Requirements —
Only the number is wanted: count the lines that contain "matplotlib".

━━ Data provided ━━

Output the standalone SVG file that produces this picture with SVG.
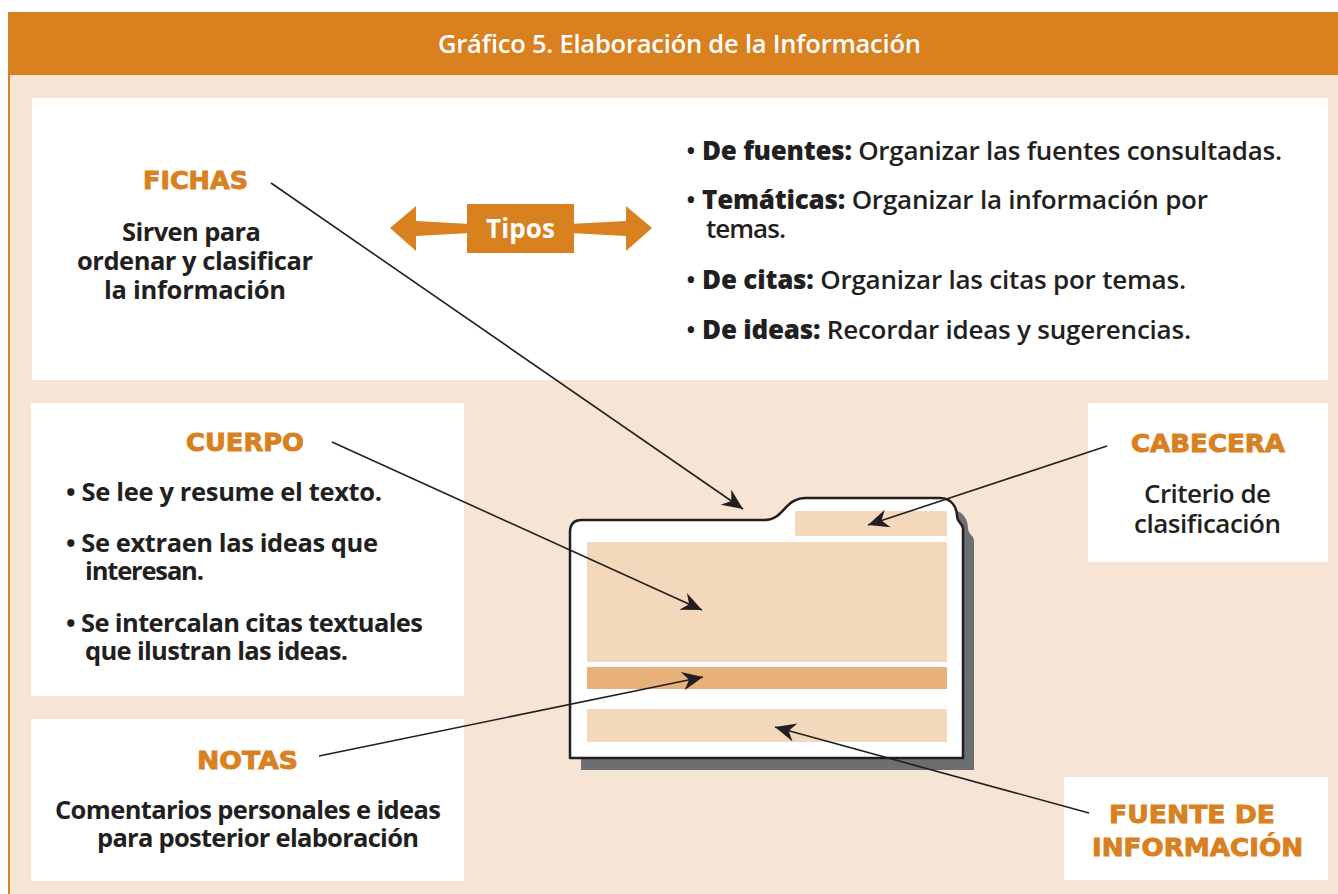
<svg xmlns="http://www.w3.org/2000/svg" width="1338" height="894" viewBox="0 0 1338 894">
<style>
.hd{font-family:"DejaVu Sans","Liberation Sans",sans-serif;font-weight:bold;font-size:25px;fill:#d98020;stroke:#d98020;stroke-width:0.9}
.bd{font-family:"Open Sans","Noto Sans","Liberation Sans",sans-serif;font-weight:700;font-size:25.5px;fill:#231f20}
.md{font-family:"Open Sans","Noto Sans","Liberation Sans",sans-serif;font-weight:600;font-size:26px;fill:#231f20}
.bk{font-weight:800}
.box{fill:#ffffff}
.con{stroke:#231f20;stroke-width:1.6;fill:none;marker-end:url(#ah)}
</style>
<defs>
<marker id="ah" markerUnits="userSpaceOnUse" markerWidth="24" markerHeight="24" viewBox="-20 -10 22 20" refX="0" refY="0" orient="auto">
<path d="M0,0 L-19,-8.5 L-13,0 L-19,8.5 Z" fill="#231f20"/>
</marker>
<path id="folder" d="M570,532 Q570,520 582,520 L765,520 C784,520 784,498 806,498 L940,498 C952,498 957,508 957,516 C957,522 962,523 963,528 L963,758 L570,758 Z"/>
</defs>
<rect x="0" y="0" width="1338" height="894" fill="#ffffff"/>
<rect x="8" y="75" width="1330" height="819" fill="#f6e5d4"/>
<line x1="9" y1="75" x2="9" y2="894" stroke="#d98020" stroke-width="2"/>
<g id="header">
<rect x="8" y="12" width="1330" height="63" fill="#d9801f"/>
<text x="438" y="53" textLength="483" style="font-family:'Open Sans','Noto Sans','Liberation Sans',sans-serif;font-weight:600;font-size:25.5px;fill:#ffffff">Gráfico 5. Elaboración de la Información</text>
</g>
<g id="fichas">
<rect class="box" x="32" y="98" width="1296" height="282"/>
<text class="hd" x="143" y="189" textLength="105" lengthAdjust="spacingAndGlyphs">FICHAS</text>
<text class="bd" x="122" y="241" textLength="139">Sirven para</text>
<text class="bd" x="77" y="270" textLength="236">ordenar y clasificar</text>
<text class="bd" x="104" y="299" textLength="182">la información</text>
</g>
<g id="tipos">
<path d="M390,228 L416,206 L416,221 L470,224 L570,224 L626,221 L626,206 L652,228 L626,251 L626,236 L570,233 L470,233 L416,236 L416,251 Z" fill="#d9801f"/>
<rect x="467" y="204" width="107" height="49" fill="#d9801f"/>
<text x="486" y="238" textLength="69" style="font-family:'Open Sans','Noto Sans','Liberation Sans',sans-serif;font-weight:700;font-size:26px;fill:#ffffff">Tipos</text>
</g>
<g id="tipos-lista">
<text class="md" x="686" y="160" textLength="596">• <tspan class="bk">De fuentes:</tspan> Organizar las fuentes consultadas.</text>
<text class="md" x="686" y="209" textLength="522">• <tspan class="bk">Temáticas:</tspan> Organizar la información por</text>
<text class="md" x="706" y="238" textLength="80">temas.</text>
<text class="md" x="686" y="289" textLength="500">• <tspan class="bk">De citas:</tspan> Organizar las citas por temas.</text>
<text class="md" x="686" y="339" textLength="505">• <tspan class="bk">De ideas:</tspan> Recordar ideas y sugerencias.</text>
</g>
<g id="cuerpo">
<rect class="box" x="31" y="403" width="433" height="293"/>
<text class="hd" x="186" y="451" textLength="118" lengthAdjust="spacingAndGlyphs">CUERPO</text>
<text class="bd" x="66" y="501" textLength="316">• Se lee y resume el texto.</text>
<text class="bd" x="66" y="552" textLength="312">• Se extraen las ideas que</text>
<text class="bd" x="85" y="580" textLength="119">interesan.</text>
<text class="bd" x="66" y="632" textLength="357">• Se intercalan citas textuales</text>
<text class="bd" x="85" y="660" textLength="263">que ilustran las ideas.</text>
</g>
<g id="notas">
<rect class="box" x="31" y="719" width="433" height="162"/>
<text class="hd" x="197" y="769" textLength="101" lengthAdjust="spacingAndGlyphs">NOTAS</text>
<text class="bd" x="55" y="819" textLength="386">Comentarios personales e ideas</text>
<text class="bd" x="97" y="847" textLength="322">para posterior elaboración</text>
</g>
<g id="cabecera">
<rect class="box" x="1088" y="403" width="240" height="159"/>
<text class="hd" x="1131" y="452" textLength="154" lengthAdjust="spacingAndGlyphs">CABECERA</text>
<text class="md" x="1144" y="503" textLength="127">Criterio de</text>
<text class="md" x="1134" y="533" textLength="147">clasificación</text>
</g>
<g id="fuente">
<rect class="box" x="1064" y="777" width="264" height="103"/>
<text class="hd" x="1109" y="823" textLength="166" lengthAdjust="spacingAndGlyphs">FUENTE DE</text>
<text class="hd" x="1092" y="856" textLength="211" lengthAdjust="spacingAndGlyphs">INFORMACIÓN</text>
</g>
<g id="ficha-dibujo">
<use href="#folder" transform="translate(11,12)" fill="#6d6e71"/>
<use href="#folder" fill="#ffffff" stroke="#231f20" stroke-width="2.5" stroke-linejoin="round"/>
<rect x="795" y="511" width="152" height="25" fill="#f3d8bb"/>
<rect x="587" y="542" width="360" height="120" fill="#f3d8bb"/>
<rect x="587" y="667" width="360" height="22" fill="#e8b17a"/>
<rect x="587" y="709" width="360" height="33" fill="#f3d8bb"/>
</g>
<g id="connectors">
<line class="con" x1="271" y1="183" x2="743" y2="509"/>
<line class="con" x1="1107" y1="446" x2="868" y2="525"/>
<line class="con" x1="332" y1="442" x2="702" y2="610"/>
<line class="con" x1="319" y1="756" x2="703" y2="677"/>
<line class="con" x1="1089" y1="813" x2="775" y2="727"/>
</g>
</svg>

━━━
━━ Data provided ━━

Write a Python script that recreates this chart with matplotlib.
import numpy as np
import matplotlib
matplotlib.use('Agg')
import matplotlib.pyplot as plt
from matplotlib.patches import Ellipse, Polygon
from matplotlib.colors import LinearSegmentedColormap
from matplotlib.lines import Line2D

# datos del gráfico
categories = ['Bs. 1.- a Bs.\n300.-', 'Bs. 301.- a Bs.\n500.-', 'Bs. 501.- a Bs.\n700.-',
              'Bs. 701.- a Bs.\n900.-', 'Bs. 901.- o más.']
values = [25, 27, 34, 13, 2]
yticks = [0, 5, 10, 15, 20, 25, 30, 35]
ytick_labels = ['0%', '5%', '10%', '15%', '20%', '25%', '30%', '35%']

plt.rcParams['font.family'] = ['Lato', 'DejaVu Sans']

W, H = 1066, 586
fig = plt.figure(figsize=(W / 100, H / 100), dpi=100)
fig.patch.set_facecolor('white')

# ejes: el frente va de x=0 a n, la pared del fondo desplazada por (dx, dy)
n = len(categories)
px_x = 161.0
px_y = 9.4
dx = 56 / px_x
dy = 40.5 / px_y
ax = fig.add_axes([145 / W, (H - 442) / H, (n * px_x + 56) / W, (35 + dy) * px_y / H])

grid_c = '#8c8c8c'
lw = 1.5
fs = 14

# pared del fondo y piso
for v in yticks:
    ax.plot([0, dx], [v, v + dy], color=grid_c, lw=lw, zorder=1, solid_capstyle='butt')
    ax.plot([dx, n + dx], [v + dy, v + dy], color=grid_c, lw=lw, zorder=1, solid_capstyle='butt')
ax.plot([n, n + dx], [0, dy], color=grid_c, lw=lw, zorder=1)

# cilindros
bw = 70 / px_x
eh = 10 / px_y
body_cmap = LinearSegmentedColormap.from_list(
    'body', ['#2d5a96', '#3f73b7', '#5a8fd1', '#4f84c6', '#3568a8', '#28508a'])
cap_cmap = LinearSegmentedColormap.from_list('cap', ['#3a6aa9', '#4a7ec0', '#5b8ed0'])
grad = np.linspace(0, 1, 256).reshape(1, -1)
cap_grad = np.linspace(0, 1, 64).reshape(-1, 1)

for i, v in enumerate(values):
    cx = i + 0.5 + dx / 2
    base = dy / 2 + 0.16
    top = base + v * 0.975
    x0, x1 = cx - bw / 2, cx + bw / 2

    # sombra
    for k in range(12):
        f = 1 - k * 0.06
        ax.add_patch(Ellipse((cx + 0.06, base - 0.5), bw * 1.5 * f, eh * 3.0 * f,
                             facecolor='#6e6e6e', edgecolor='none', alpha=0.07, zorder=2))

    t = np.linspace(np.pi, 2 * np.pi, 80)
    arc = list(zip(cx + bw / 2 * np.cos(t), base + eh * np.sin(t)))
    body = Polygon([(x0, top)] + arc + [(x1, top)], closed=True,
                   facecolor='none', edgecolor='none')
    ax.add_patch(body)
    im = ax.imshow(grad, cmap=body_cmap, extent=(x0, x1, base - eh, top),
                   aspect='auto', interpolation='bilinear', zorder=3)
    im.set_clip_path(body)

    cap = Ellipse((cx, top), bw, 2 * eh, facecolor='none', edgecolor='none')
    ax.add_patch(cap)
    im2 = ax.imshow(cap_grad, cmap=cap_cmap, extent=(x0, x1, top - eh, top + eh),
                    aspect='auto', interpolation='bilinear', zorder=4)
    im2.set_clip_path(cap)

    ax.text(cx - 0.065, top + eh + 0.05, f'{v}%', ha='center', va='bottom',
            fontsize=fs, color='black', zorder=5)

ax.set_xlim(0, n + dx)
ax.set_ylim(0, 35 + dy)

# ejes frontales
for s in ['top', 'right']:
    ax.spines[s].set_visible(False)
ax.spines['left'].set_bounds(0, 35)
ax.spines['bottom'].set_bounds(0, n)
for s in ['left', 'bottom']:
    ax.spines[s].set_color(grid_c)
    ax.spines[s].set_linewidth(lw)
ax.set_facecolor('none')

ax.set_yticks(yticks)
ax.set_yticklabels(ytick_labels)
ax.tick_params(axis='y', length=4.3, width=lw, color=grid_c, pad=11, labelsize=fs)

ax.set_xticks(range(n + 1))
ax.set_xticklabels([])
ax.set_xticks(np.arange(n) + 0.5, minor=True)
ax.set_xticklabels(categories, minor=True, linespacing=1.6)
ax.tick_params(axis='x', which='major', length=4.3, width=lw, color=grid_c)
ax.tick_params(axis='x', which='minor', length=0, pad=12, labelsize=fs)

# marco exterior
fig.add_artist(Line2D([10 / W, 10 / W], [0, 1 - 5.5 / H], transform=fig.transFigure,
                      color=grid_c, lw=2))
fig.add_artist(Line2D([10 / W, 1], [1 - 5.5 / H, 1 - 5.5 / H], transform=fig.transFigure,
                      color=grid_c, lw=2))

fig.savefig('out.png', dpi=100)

━━━
━━ Data provided ━━

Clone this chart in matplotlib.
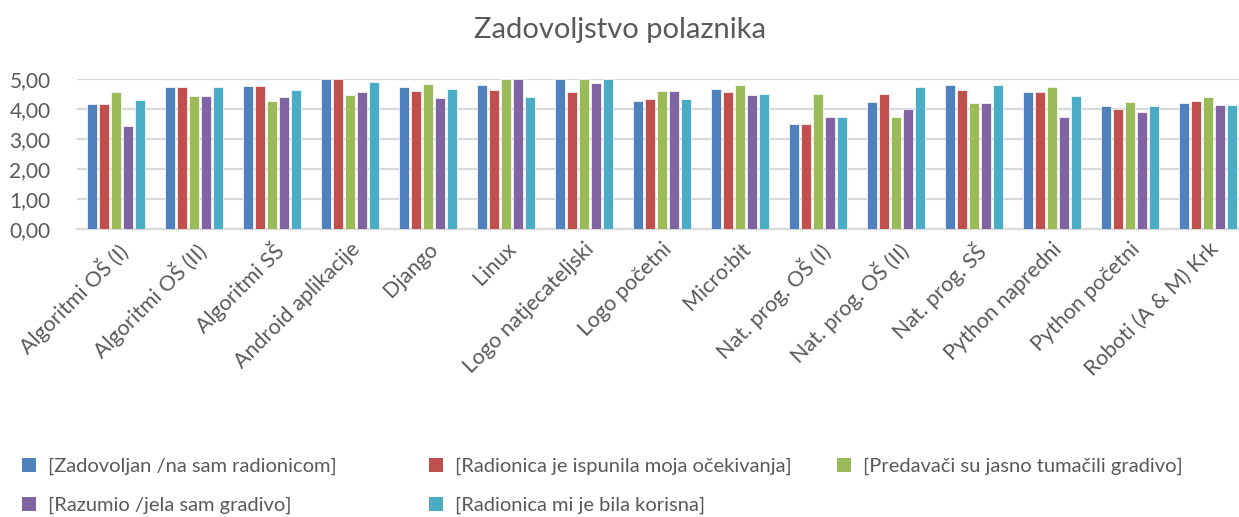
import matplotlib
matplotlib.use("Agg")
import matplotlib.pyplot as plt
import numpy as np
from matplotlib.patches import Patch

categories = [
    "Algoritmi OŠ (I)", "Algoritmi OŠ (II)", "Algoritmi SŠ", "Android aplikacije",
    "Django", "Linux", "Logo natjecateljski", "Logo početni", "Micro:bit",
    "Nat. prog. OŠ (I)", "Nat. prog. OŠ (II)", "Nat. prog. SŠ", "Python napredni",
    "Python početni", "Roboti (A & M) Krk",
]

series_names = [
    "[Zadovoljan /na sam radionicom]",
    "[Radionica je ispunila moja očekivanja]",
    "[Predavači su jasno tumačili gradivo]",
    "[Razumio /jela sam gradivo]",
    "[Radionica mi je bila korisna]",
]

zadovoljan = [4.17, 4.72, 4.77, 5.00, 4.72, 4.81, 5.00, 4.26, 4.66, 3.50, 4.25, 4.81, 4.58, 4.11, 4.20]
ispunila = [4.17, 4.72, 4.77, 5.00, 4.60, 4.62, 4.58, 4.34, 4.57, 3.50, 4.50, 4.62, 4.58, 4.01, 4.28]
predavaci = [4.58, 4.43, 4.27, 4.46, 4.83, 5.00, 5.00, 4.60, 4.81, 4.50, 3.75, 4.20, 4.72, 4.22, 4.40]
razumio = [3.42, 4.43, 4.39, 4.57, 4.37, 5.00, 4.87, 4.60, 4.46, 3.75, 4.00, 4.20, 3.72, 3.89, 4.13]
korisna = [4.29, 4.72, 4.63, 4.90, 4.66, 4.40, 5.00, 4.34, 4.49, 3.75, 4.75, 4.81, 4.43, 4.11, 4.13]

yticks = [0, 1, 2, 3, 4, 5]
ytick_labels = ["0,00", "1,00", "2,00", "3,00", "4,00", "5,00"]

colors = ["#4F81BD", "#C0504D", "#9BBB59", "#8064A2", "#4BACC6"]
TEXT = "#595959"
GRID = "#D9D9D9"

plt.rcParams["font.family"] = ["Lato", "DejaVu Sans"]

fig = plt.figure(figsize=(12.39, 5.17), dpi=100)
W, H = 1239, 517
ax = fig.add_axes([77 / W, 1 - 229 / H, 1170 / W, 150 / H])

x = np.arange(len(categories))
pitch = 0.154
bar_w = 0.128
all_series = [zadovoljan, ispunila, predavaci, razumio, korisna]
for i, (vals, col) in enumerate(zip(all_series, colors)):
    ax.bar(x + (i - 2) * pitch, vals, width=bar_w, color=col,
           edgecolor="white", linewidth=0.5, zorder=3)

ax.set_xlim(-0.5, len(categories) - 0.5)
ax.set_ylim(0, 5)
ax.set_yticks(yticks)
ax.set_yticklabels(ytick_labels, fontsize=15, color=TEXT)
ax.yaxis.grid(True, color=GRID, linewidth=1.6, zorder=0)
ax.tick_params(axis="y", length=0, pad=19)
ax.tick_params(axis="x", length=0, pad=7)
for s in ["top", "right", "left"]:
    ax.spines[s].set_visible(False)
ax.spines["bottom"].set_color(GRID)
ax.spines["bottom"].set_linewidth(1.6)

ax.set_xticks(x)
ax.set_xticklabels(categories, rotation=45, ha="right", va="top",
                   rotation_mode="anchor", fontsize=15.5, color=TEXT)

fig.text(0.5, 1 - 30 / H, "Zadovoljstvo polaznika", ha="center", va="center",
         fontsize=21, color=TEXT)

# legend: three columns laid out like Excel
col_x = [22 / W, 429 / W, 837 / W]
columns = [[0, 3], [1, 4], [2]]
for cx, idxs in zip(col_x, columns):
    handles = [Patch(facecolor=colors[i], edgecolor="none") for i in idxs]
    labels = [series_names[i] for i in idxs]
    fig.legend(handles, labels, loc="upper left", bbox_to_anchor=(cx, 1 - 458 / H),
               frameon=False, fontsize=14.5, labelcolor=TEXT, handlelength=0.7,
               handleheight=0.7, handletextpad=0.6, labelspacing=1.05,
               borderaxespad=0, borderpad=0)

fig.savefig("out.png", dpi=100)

━━━

Solution to this task —
12